Records with drawing code:

────────────────────────────────────────

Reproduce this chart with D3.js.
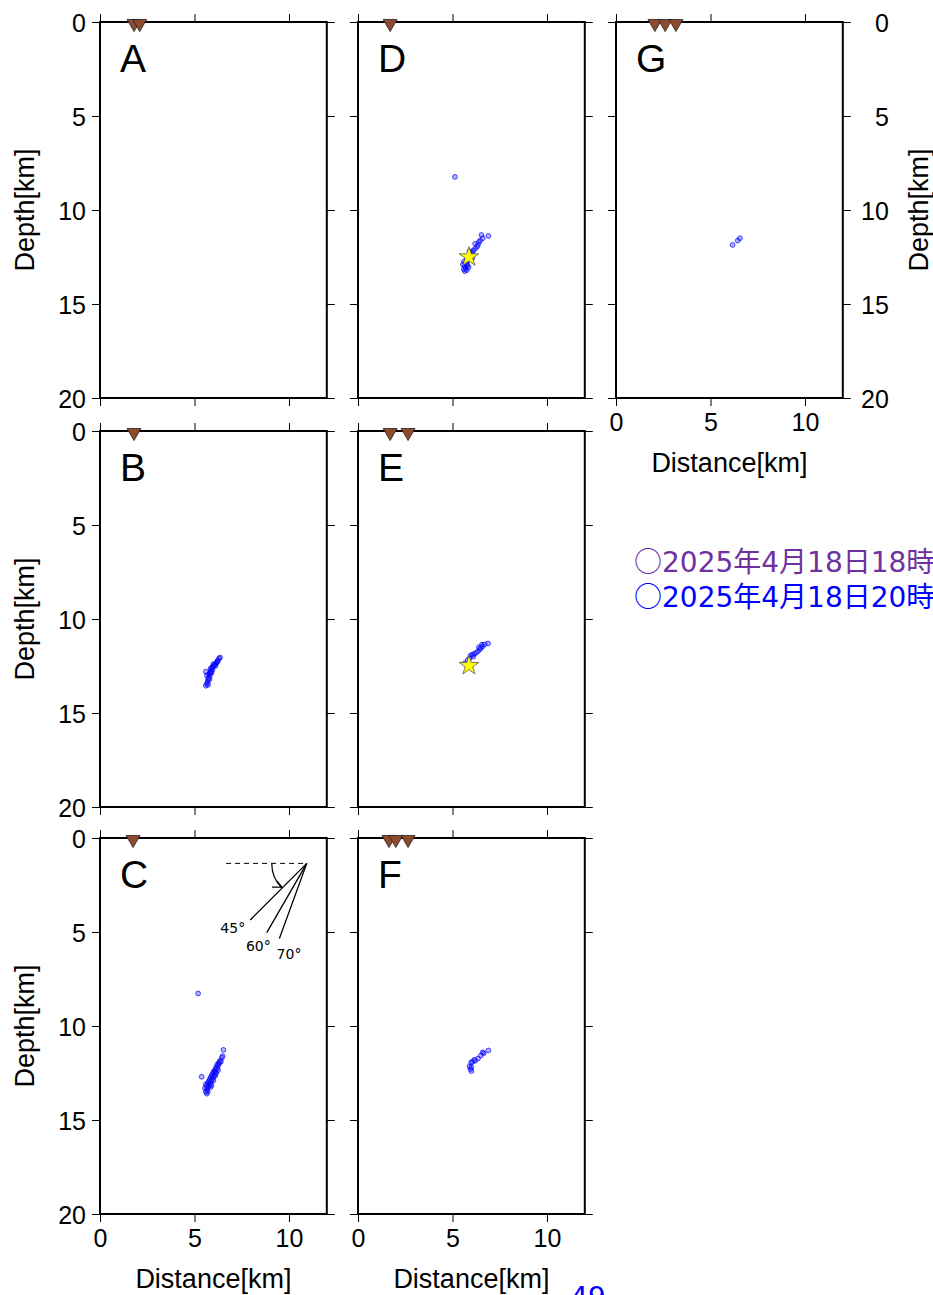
<!DOCTYPE html>
<html><head><meta charset="utf-8">
<script src="https://cdn.jsdelivr.net/npm/d3@7"></script>
<style>
html,body{margin:0;padding:0;background:#fff;overflow:hidden;}
svg{display:block;}
</style></head>
<body>
<script>
// ---------------- DATA ----------------
const panelNames = ["A","B","C","D","E","F","G"];
const xTicks = [0, 5, 10];
const yTicks = [0, 5, 10, 15, 20];
const xLabel = "Distance[km]";
const yLabel = "Depth[km]";
const legendMarks = ["○", "○"];
const legendLines = ["2025年4月18日18時", "2025年4月18日20時"];
const pageNumber = "49";

// stations (distance km) per panel
const stationsA = [1.8, 2.1];
const stationsB = [1.8];
const stationsC = [1.75];
const stationsD = [1.7];
const stationsE = [1.7, 2.65];
const stationsF = [1.64, 2.0, 2.65];
const stationsG = [2.06, 2.6, 3.17];

// hypocentres [distance km, depth km]
const quakesA = [];
const quakesB = [[6.35,12.05],[6.3,12.1],[6.25,12.2],[6.2,12.25],[6.15,12.35],[6.1,12.4],[6.05,12.45],[6.0,12.5],[5.95,12.55],[5.9,12.6],[5.85,12.65],[5.95,12.7],[5.9,12.75],[5.85,12.8],[5.8,12.9],[5.75,12.95],[5.6,12.8],[5.8,13.05],[5.75,13.15],[5.7,13.25],[5.7,13.35],[5.65,13.45],[5.6,13.55],[5.65,13.0],[5.85,12.9],[6.0,12.4],[6.2,12.3],[6.1,12.5],[5.9,12.85],[5.8,13.2],[5.72,13.5]];
const quakesC = [[6.53,11.27],[6.49,11.6],[6.45,11.68],[6.35,11.85],[6.3,11.95],[6.2,12.05],[6.25,12.1],[6.15,12.2],[6.1,12.3],[6.2,12.25],[6.05,12.4],[6.0,12.45],[6.1,12.45],[5.95,12.55],[6.05,12.6],[5.9,12.65],[6.0,12.7],[5.85,12.75],[5.95,12.8],[5.8,12.85],[5.9,12.9],[5.75,12.95],[5.85,13.0],[5.7,13.05],[5.8,13.1],[5.75,13.2],[5.7,13.3],[5.65,13.4],[5.7,13.5],[5.65,13.6],[5.38,12.7],[6.3,12.0],[6.4,11.9],[5.19,8.27],[6.15,12.5],[6.1,12.65],[5.6,13.1],[5.65,13.2],[5.85,13.25],[6.0,12.9],[5.55,13.3],[6.25,12.35],[5.9,13.15],[5.6,13.5]];
const quakesD = [[5.13,8.24],[6.9,11.38],[6.53,11.33],[6.46,11.63],[6.4,11.7],[6.35,11.86],[6.3,11.95],[6.19,12.07],[6.1,12.15],[6.05,12.25],[6.0,12.35],[5.95,12.4],[5.85,12.45],[5.75,12.6],[5.8,12.7],[5.7,12.8],[5.75,12.9],[5.65,13.0],[5.7,13.1],[5.75,13.2],[5.65,13.25],[5.6,12.75],[5.9,12.2],[6.2,11.8],[6.6,11.5],[5.55,12.9],[5.8,12.95],[5.6,13.15],[6.05,12.55],[5.85,13.05]];
const quakesE = [[6.88,11.3],[6.56,11.37],[6.5,11.55],[6.35,11.72],[6.15,11.85],[5.95,11.95],[5.8,12.2],[5.65,12.35],[6.6,11.45],[6.45,11.6],[6.25,11.8],[6.05,11.9],[5.9,12.1],[6.7,11.35],[6.4,11.5],[6.1,12.0]];
const quakesF = [[6.9,11.3],[6.6,11.4],[6.5,11.57],[6.35,11.73],[6.2,11.85],[5.98,11.95],[6.05,11.9],[5.9,12.15],[6.0,12.2],[6.0,12.4],[5.95,12.3],[6.65,11.45],[6.15,11.8]];
const quakesG = [[6.44,11.63],[6.56,11.5],[6.17,11.86]];

// main shock star [distance, depth]
const starD = [[5.87,12.5]];
const starE = [[5.87,12.48]];

// dip angle guide (panel C)
const dipAngles = [45, 60, 70];
const dipApex = [10.94, 1.35];
const dipDashStart = 6.67;

// ---------------- LAYOUT ----------------
const W = 933, H = 1295;
const colX = [100, 358, 616];
const rowY = [22, 431, 838];
const pw = 226.8, ph = 376;
const fontMain = "'Liberation Sans', Arial, Helvetica, sans-serif";

const panels = [
  {name:"A", col:0,row:0, st:stationsA, q:quakesA, star:[], left:true},
  {name:"B", col:0,row:1, st:stationsB, q:quakesB, star:[], left:true},
  {name:"C", col:0,row:2, st:stationsC, q:quakesC, star:[], left:true, bottom:true, dip:true},
  {name:"D", col:1,row:0, st:stationsD, q:quakesD, star:starD},
  {name:"E", col:1,row:1, st:stationsE, q:quakesE, star:starE},
  {name:"F", col:1,row:2, st:stationsF, q:quakesF, star:[], bottom:true},
  {name:"G", col:2,row:0, st:stationsG, q:quakesG, star:[], right:true, bottom:true}
];

const svg = d3.select("body").append("svg").attr("width", W).attr("height", H)
  .style("font-family", fontMain);

const tri = d3.symbol().type(d3.symbolTriangle).size(85);
const star = d3.symbol().type(d3.symbolStar).size(120);

panels.forEach(p => {
  const x0 = colX[p.col], y0 = rowY[p.row];
  const g = svg.append("g").attr("transform", `translate(${x0},${y0})`);
  const x = d3.scaleLinear().domain([0, 12]).range([0, pw]);
  const y = d3.scaleLinear().domain([0, 20]).range([0, ph]);

  const mk = (ax, tr, showLabels) => {
    const a = g.append("g").attr("transform", tr).call(ax);
    a.select(".domain").remove();
    a.selectAll(".tick line").attr("stroke", "#000").attr("stroke-width", 1);
    if (!showLabels) a.selectAll(".tick text").remove();
    else a.selectAll(".tick text").attr("font-size", 25).attr("fill", "#000").attr("font-family", fontMain);
    return a;
  };
  mk(d3.axisTop(x).tickValues(xTicks).tickSize(8), "translate(0,0)", false);
  const bx = mk(d3.axisBottom(x).tickValues(xTicks).tickSize(8).tickPadding(5), `translate(0,${ph})`, !!p.bottom);
  const ly = mk(d3.axisLeft(y).tickValues(yTicks).tickSize(8).tickPadding(6), "translate(0,0)", !!p.left);
  const ry = mk(d3.axisRight(y).tickValues(yTicks).tickSize(8).tickPadding(6), `translate(${pw},0)`, !!p.right);
  if (p.left) ly.selectAll(".tick text").attr("dy", "0.36em");
  if (p.right) ry.selectAll(".tick text").attr("text-anchor", "end").attr("x", 46).attr("dy", "0.36em");
  if (p.bottom) bx.selectAll(".tick text").attr("dy", "0.78em");

  const cid = "clip" + p.name;
  g.append("clipPath").attr("id", cid).append("rect").attr("width", pw).attr("height", ph);

  g.append("g").attr("clip-path", `url(#${cid})`).selectAll("circle").data(p.q).enter().append("circle")
    .attr("cx", d => x(d[0])).attr("cy", d => y(d[1])).attr("r", 2.4)
    .attr("fill", "rgba(30,30,255,0.35)").attr("stroke", "#0000ff").attr("stroke-opacity", 0.75).attr("stroke-width", 0.9);

  g.selectAll("path.star").data(p.star).enter().append("path").attr("class","star")
    .attr("d", star).attr("transform", d => `translate(${x(d[0])},${y(d[1])})`)
    .attr("fill", "#ffff00").attr("stroke", "#555").attr("stroke-width", 0.8);

  g.append("rect").attr("width", pw).attr("height", ph).attr("fill", "none")
    .attr("stroke", "#000").attr("stroke-width", 2);

  g.selectAll("path.st").data(p.st).enter().append("path").attr("class","st")
    .attr("d", tri).attr("transform", d => `translate(${x(d)},${y(0)+1.5}) rotate(180)`)
    .attr("fill", "#8e4a2c").attr("stroke", "#222").attr("stroke-width", 0.8);

  g.append("text").attr("x", 20).attr("y", 50).attr("font-size", 39).attr("fill", "#000").text(p.name);

  if (p.bottom) {
    g.append("text").attr("x", pw/2).attr("y", ph + 74).attr("text-anchor", "middle")
      .attr("font-size", 27).text(xLabel);
  }
  if (p.left) {
    g.append("text").attr("transform", `translate(${-66},${ph/2}) rotate(-90)`)
      .attr("text-anchor", "middle").attr("font-size", 27).text(yLabel);
  }
  if (p.right) {
    g.append("text").attr("transform", `translate(${pw + 85},${ph/2}) rotate(-90)`)
      .attr("text-anchor", "middle").attr("font-size", 27).text(yLabel);
  }

  if (p.dip) {
    const ax = x(dipApex[0]), ay = y(dipApex[1]);
    g.append("line").attr("x1", x(dipDashStart)).attr("y1", ay).attr("x2", ax).attr("y2", ay)
      .attr("stroke", "#000").attr("stroke-width", 1).attr("stroke-dasharray", "5,4");
    const len = 80;
    const labOff = {45:[-5,13], 60:[4,18], 70:[22,20]};
    dipAngles.forEach(a => {
      const r = a * Math.PI / 180;
      const ex = ax - len * Math.cos(r), ey = ay + len * Math.sin(r);
      g.append("line").attr("x1", ax).attr("y1", ay).attr("x2", ex).attr("y2", ey)
        .attr("stroke", "#000").attr("stroke-width", 1.3);
      g.append("text").attr("x", ex + labOff[a][0]).attr("y", ey + labOff[a][1])
        .attr("text-anchor", "end").attr("font-size", 14).attr("font-family", "'DejaVu Sans', sans-serif").text(a + "°");
    });
    const R = 35;
    const arc = d3.path();
    arc.arc(ax, ay, R, Math.PI, Math.PI - Math.PI/4, true);
    g.append("path").attr("d", arc.toString()).attr("fill", "none").attr("stroke", "#000").attr("stroke-width", 1.2);
    const ex = ax - R*Math.cos(Math.PI/4), ey = ay + R*Math.sin(Math.PI/4);
    g.append("path").attr("d", `M${ex-10},${ey-1} L${ex},${ey-1} M${ex-5},${ey-7} L${ex},${ey-1}`)
      .attr("fill", "none").attr("stroke", "#000").attr("stroke-width", 1.2);
  }
});

// legend text
const legColors = ["#7030a0", "#0000ff"];
legendLines.forEach((t, i) => {
  const tx = svg.append("text").attr("x", 634).attr("y", 572 + i*35)
    .attr("font-size", 28).attr("fill", legColors[i]);
  tx.append("tspan").attr("font-family", "'Noto Sans CJK JP', sans-serif").text(legendMarks[i]);
  tx.append("tspan").attr("font-family", "'DejaVu Sans', 'Noto Sans CJK JP', sans-serif").text(t);
});

// page number
svg.append("text").attr("x", 588).attr("y", 1307).attr("text-anchor", "middle")
  .attr("font-size", 28).attr("fill", "#0000ff").attr("font-family", "'DejaVu Sans', sans-serif").text(pageNumber);
</script>
</body></html>
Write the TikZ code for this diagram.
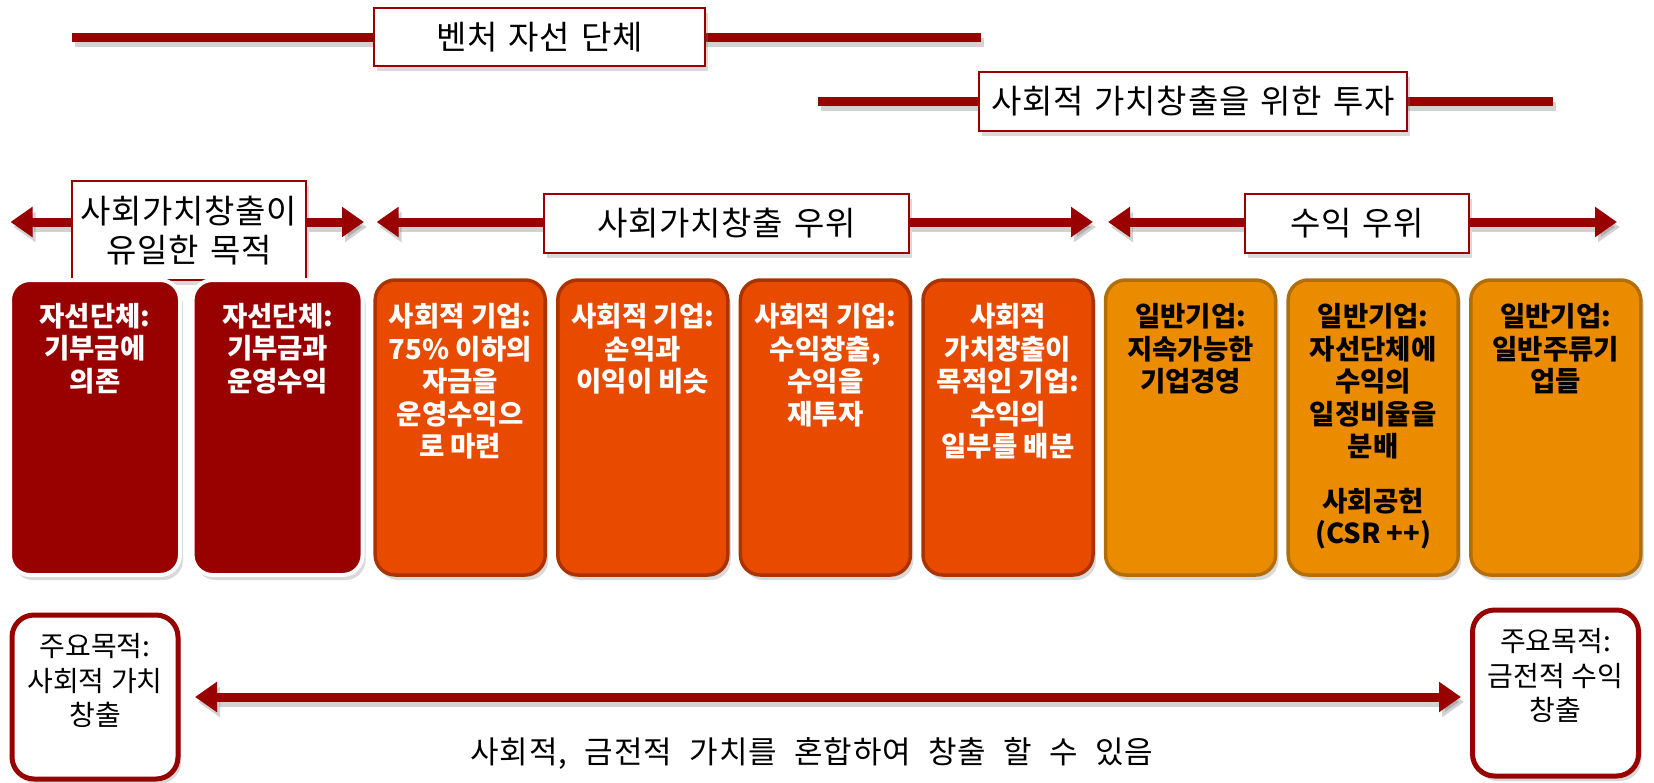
\documentclass[tikz,border=0pt]{standalone}
\usepackage{fontspec}
\setmainfont{Noto Sans CJK KR}
\newfontfamily\widefont{Noto Sans CJK KR}[WordSpace=2.2,LetterSpace=3]
\newfontfamily\lblfont{Noto Sans CJK KR}[WordSpace=1.4,LetterSpace=2]
\usetikzlibrary{shadows,arrows.meta}
\definecolor{dred}{HTML}{990000}
\definecolor{ored}{HTML}{E84A00}
\definecolor{oredb}{HTML}{AB3300}
\definecolor{org}{HTML}{EB8C00}
\definecolor{orgb}{HTML}{B36E08}
\begin{document}
\begin{tikzpicture}[x=1pt,y=-1pt,
  shd/.style={drop shadow={shadow xshift=3pt,shadow yshift=-5pt,opacity=.3}},
  lbl/.style={draw=dred, line width=1.8pt, fill=white, inner sep=0pt, align=center,
    font=\fontsize{33}{39}\lblfont, shd},
  bar/.style={line width=9pt, draw=dred},
  shbar/.style={line width=9pt, draw=black!70, opacity=.25},
  tip/.style={-{Triangle[length=22pt,width=29pt]}},
  dtip/.style={{Triangle[length=22pt,width=29pt]}-{Triangle[length=22pt,width=29pt]}},
  mbox/.style={minimum width=170pt, minimum height=295pt, rounded corners=20pt, inner sep=0pt, shd},
  redbox/.style={mbox, fill=dred, draw=white, line width=4pt},
  orbox/.style={mbox, fill=ored, draw=oredb, line width=3.5pt},
  ogbox/.style={mbox, fill=org, draw=orgb, line width=3.5pt},
  btxt/.style={anchor=north, inner sep=0pt, align=center, font=\fontsize{27.5}{32.5}\selectfont\bfseries},
  endbox/.style={draw=dred, line width=5pt, fill=white, rounded corners=22pt, minimum width=166pt, shd},
  etxt/.style={anchor=north, inner sep=0pt, align=center, font=\fontsize{28}{34.5}\selectfont}
]
\useasboundingbox (0,0) rectangle (1654,782);

% coordinates
\coordinate (l1a) at (72,37);
\coordinate (l1b) at (981,37);
\coordinate (l2a) at (818,101);
\coordinate (l2b) at (1553,101);
\coordinate (aL) at (10.5,222);
\coordinate (aR) at (364,222);
\coordinate (bL) at (376.6,222);
\coordinate (bR) at (1093,222);
\coordinate (cL) at (1108,222);
\coordinate (cR) at (1617,222);
\coordinate (aW) at (72,222);
\coordinate (aE) at (306,222);
\coordinate (bW) at (544,222);
\coordinate (bE) at (909,222);
\coordinate (cW) at (1245,222);
\coordinate (cE) at (1469,222);
\coordinate (dL) at (195,697);
\coordinate (dR) at (1461,697);

% shadows of bars and arrows
\begin{scope}[transform canvas={shift={(3pt,-5pt)}}]
\draw[shbar] (l1a) -- (l1b);
\draw[shbar] (l2a) -- (l2b);
\draw[shbar, tip] (aW) -- (aL);
\draw[shbar, tip] (aE) -- (aR);
\draw[shbar, tip] (bW) -- (bL);
\draw[shbar, tip] (bE) -- (bR);
\draw[shbar, tip] (cW) -- (cL);
\draw[shbar, tip] (cE) -- (cR);
\draw[shbar, dtip] (dL) -- (dR);
\end{scope}

% top bars
\draw[bar] (l1a) -- (l1b);
\draw[bar] (l2a) -- (l2b);
\node[lbl, minimum width=331pt, minimum height=58pt] (top1) at (539.5,37) {벤처 자선 단체};
\node[lbl, minimum width=428pt, minimum height=59pt] (top2) at (1193,101.5) {사회적 가치창출을 위한 투자};

% arrow row
\node[lbl, minimum width=234pt, minimum height=99pt] (rA) at (189,230.5) {사회가치창출이\\유일한 목적};
\node[lbl, minimum width=365pt, minimum height=59pt] (rB) at (726.5,223.5) {사회가치창출 우위};
\node[lbl, minimum width=224pt, minimum height=59pt] (rC) at (1357,223.5) {수익 우위};
\draw[bar, tip] (rA.west |- aL) -- (aL);
\draw[bar, tip] (rA.east |- aR) -- (aR);
\draw[bar, tip] (rB.west |- bL) -- (bL);
\draw[bar, tip] (rB.east |- bR) -- (bR);
\draw[bar, tip] (rC.west |- cL) -- (cL);
\draw[bar, tip] (rC.east |- cR) -- (cR);

% main boxes
\node[redbox] (b1) at (95,427.5) {};
\node[redbox] (b2) at (277.6,427.5) {};
\node[orbox] (b3) at (460.2,427.5) {};
\node[orbox] (b4) at (642.8,427.5) {};
\node[orbox] (b5) at (825.4,427.5) {};
\node[orbox] (b6) at (1008,427.5) {};
\node[ogbox] (b7) at (1190.6,427.5) {};
\node[ogbox] (b8) at (1373.2,427.5) {};
\node[ogbox] (b9) at (1555.8,427.5) {};

\node[btxt, text=white] (t1) at ([yshift=-25pt]b1.north) {자선단체:\\기부금에\\의존};
\node[btxt, text=white] (t2) at ([yshift=-25pt]b2.north) {자선단체:\\기부금과\\운영수익};
\node[btxt, text=white] (t3) at ([yshift=-25pt]b3.north) {사회적 기업:\\75\% 이하의\\자금을\\운영수익으\\로 마련};
\node[btxt, text=white] (t4) at ([yshift=-25pt]b4.north) {사회적 기업:\\손익과\\이익이 비슷};
\node[btxt, text=white] (t5) at ([yshift=-25pt]b5.north) {사회적 기업:\\수익창출,\\수익을\\재투자};
\node[btxt, text=white] (t6) at ([yshift=-25pt]b6.north) {사회적\\가치창출이\\목적인 기업:\\수익의\\일부를 배분};
\node[btxt, text=black] (t7) at ([yshift=-25pt]b7.north) {일반기업:\\지속가능한\\기업경영};
\node[btxt, text=black] (t8) at ([yshift=-25pt]b8.north) {일반기업:\\자선단체에\\수익의\\일정비율을\\분배\\[22pt]사회공헌\\(CSR ++)};
\node[btxt, text=black] (t9) at ([yshift=-25pt]b9.north) {일반기업:\\일반주류기\\업들};

% bottom
\node[endbox, minimum height=164pt] (eL) at (95,697) {};
\node[endbox, minimum height=166pt] (eR) at (1555.5,693) {};
\node[etxt] (eLt) at ([yshift=-21pt]eL.north) {주요목적:\\사회적 가치\\창출};
\node[etxt] (eRt) at ([yshift=-21pt]eR.north) {주요목적:\\금전적 수익\\창출};
\draw[bar, dtip] (dL) -- (dR);
\node[inner sep=0pt, font=\fontsize{31}{35}\widefont] (mix) at (812,753) {사회적, 금전적 가치를 혼합하여 창출 할 수 있음};
\end{tikzpicture}
\end{document}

────────────────────────────────────────

▶ _Exercise requirements_:
How many of the lines above include the string "this"? Reply with the number by itself.

▶ _Result of the exercise_:
2